Conference Finals: 2/2, which puts me at 11 of 14 for the playoffs. (Previous predictions: conference quarters, conference semis, conference finals)
If I may digress for a moment...
So I'm obviously good at this predictions thing, getting 11 of 14 correct, right? Not exactly.
Interestingly, there haven't been a whole lot of upsets this year. In any given playoff season, it usually seems we're witnessing at least one shocker: think Edmonton over Detroit in 2006 or the Flyers nearly sweeping the Devils last year. But this season, only four series have been won by the lower seed - and in three of those four series, the "underdog" was seeded only a single slot below its opponent. All six division winners made it at least to the second round, meaning that anyone seeded sixth or lower was at the driving range by the end of April. I can't even recall the last time that happened (and I'm too lazy to look it up).
It's certainly an oddity that the higher seeds rarely lost a series this year. But is that really hard to predict?
Of course it isn't. Yet for some reason, I've read a bunch of self-congratulatory fluff lately from a lot of mainstream media writers and bloggers, all whose shocking Miss Cleo-like abilities allowed them to see an improbable future in which the best team in hockey, the Vancouver Canucks, play for the Stanley Cup. If you had correctly predicted a Sabres/Kings final, I'd have been convinced you were a fly on the wall during secret NHL meetings in which referees were instructed for whom the games should be rigged. But bragging about predicting two division winners in the final? Forgive me if I'm unimpressed.
Digression over. Thanks for indulging me. On to the pick:
Stanley Cup Final
(1) Vancouver Canucks vs. (3) Boston Bruins
The Bruins have certainly worked hard to get here, with a steamrolling of the Flyers sandwiched between seven-game oustings of Montreal and Tampa Bay.

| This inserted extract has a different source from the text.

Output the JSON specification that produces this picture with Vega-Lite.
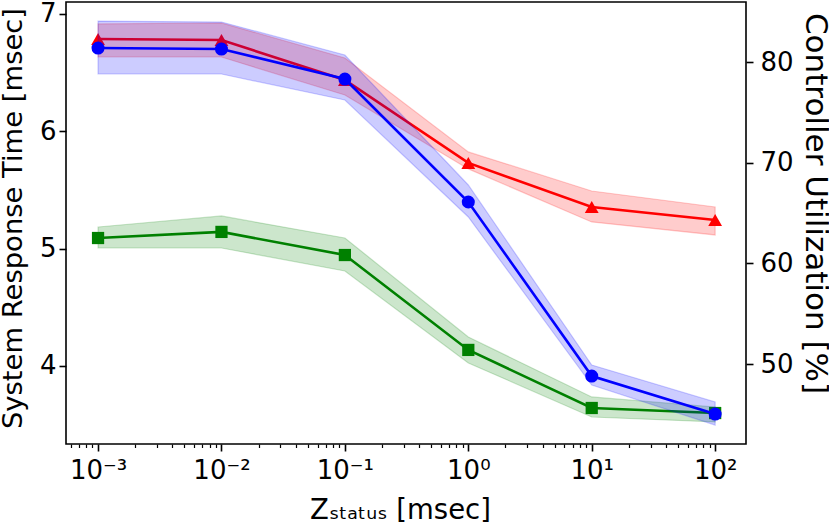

On the other side, the Canucks hilariously blew a three-game lead against Chicago but have since righted the ship in winning nine of their last twelve games, with Roberto Luongo looking unbeatable at times and contributions coming from all areas of the lineup.
The Canucks have the clear advantage on special teams, scoring on 28.3% of their powerplays and killing off a respectable 80.6% of their own penalties. Boston's PK percentage is comparable at 79.4%, but... that powerplay. That ghastly, horrific Bruins powerplay. You probably don't need me to tell you how bad it's been, but I'm going to do it anyway just because it's fun: 5 for 61 in the playoffs, an abysmal 8.2% pace. Not that it's (entirely) his fault, but the acquisition of Tomas Kaberle has done nothing to improve the man advantage. The Canucks might be able to play a man down for an entire game or two and still squeak out a win.
Momentum may play a large part in this series; the Canucks have it, the Bruins not so much, coming off a series in which they blew a lead of their own, during which Tim Thomas gave up five goals in three different games and four in another against the Bolts. Did the presumptive Vezina winner regain his form with a Game 7 shutout against Tampa, or will he struggle against the Canucks' so-deep-it-should-be-illegal collection of forwards?
The Canucks were the best team during the regular season, and at every position on the ice, they're simply better than the Bruins. In a year when the better team wins much more often than not, I see no reason to go against the grain. Boston can make it close if it fixes its goaltending and powerplay issues, but the Stanley Cup is going back to Canada. I have mixed emotions about that, because I know we'll be hearing about that from Canadians all offseason; but on the bright side, the rest of Canada seems to hate the Canucks, so I guess I feel a little bit better about rooting for them.
And I promise I won't brag if my prediction comes true. I wouldn't want to be a hypocrite. Canucks in 6.